Data excerpt:
-- Start --
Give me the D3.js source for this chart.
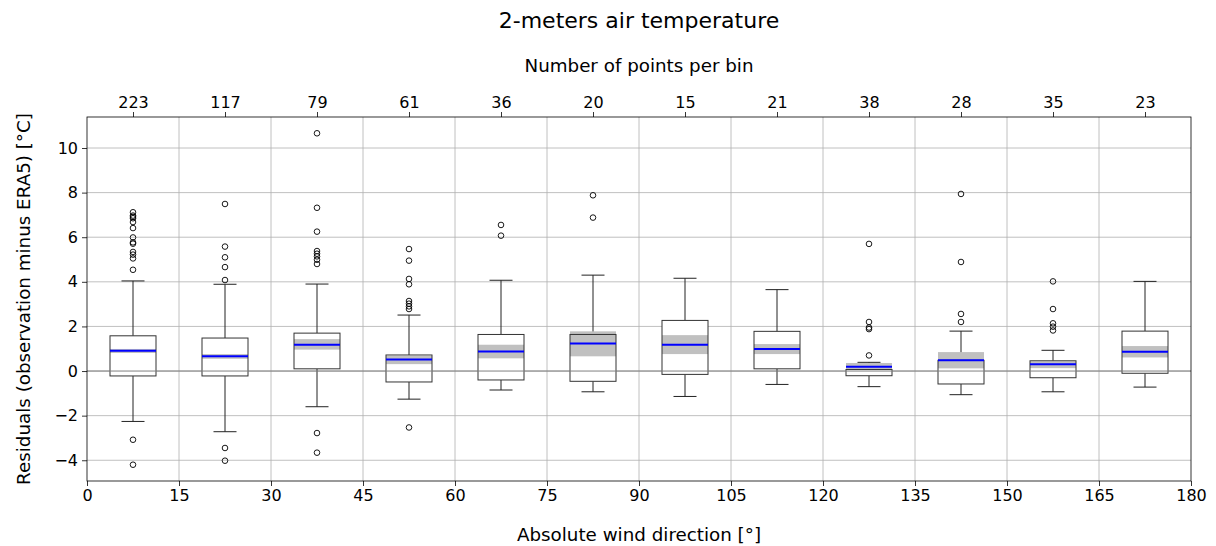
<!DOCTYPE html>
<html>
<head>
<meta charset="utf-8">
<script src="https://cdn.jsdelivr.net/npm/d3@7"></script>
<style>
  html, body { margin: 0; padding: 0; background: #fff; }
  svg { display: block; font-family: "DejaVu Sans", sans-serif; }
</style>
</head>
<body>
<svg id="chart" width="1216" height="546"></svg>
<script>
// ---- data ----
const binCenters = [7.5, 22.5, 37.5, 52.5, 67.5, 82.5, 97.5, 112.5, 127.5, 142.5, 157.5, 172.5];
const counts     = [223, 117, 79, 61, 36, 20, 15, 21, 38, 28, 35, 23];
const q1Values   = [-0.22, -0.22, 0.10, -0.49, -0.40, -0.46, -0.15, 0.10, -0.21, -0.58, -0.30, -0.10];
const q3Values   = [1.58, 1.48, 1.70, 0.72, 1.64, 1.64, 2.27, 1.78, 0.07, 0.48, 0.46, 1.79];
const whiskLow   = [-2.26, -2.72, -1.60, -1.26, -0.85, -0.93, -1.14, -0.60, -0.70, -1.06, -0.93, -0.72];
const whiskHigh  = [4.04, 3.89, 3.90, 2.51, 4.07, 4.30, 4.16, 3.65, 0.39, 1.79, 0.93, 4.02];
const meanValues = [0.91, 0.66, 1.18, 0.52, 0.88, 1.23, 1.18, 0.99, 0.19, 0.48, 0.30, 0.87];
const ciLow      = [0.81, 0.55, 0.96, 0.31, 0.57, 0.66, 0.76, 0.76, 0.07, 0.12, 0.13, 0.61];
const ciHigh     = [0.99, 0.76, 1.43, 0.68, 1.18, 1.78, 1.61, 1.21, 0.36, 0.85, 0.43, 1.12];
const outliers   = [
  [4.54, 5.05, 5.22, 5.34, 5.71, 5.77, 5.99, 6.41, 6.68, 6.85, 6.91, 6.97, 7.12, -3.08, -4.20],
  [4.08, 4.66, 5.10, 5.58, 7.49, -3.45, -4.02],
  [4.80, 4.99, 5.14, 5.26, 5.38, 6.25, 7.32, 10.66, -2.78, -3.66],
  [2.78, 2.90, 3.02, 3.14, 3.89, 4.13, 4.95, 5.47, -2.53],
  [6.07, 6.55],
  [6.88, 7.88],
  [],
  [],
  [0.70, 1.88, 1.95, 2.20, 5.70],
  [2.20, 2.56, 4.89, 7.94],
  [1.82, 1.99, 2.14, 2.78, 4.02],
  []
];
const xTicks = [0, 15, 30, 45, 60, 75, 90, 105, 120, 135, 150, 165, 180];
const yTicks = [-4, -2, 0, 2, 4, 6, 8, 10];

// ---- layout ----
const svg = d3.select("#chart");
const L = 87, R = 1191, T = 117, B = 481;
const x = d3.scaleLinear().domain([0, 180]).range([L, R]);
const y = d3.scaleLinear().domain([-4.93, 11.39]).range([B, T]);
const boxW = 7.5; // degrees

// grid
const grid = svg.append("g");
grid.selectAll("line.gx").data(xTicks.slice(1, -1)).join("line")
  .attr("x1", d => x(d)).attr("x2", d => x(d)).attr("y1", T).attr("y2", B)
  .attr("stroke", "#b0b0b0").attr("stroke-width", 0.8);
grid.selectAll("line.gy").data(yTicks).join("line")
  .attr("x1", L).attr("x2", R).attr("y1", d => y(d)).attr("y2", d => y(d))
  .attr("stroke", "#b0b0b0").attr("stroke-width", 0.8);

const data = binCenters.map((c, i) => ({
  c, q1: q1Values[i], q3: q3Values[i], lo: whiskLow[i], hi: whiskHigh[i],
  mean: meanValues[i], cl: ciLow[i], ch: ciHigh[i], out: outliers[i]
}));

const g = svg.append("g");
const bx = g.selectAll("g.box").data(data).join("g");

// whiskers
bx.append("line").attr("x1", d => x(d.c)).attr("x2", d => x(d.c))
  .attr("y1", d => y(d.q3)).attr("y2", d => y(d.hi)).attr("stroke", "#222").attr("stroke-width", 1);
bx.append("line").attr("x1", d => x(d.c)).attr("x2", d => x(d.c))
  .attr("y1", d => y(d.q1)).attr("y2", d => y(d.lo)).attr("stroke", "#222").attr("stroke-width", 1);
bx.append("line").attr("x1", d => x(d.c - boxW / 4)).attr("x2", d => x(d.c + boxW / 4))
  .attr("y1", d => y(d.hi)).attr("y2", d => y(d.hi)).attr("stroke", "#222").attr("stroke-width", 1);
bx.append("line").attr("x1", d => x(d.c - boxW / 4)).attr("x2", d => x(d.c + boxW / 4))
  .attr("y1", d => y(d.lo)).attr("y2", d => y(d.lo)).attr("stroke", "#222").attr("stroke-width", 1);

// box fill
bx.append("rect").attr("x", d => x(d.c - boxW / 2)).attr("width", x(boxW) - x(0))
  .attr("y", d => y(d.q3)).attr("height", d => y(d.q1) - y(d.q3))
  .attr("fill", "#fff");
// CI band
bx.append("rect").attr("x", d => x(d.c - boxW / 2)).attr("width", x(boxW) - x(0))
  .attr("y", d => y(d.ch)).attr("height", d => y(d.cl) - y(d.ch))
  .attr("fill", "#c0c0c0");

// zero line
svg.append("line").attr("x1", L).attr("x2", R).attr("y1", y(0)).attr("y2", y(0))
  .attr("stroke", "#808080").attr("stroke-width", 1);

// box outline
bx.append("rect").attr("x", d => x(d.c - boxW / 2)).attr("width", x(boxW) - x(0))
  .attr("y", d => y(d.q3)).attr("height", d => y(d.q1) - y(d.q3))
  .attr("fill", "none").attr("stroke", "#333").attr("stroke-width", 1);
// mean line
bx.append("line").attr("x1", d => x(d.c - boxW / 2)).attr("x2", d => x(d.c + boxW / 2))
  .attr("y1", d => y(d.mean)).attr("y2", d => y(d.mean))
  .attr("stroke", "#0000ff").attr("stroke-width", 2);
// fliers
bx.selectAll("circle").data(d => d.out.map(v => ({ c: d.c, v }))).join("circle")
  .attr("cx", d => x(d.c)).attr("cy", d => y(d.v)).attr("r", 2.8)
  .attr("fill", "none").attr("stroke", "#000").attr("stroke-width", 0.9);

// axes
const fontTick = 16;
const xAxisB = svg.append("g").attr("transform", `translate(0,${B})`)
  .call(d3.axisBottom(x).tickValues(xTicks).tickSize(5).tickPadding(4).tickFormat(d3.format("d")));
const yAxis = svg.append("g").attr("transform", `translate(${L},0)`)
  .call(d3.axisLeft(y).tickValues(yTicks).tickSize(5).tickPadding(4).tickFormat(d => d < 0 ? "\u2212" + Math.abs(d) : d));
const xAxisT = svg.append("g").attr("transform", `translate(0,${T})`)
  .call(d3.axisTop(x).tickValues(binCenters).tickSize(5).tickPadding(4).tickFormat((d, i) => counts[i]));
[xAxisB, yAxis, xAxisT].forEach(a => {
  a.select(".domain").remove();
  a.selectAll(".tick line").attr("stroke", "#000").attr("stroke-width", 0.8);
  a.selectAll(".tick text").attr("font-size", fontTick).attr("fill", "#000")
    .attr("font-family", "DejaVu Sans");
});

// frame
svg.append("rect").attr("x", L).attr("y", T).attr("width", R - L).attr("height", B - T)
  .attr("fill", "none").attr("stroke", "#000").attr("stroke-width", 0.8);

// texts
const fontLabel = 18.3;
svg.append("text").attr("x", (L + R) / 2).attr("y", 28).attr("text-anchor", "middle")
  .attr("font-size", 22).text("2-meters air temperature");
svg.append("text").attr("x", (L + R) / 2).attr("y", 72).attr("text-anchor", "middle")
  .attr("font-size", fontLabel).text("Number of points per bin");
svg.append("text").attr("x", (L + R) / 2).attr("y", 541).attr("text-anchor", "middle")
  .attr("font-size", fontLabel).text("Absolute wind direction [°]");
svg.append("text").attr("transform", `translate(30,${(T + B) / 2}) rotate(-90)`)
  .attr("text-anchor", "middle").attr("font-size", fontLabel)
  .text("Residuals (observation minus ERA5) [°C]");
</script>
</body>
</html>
-- End --
Prompt: Search the data for "chart". Copy every matching line.

Answer for this exercise:
Give me the D3.js source for this chart.
<svg id="chart" width="1216" height="546"></svg>
const svg = d3.select("#chart");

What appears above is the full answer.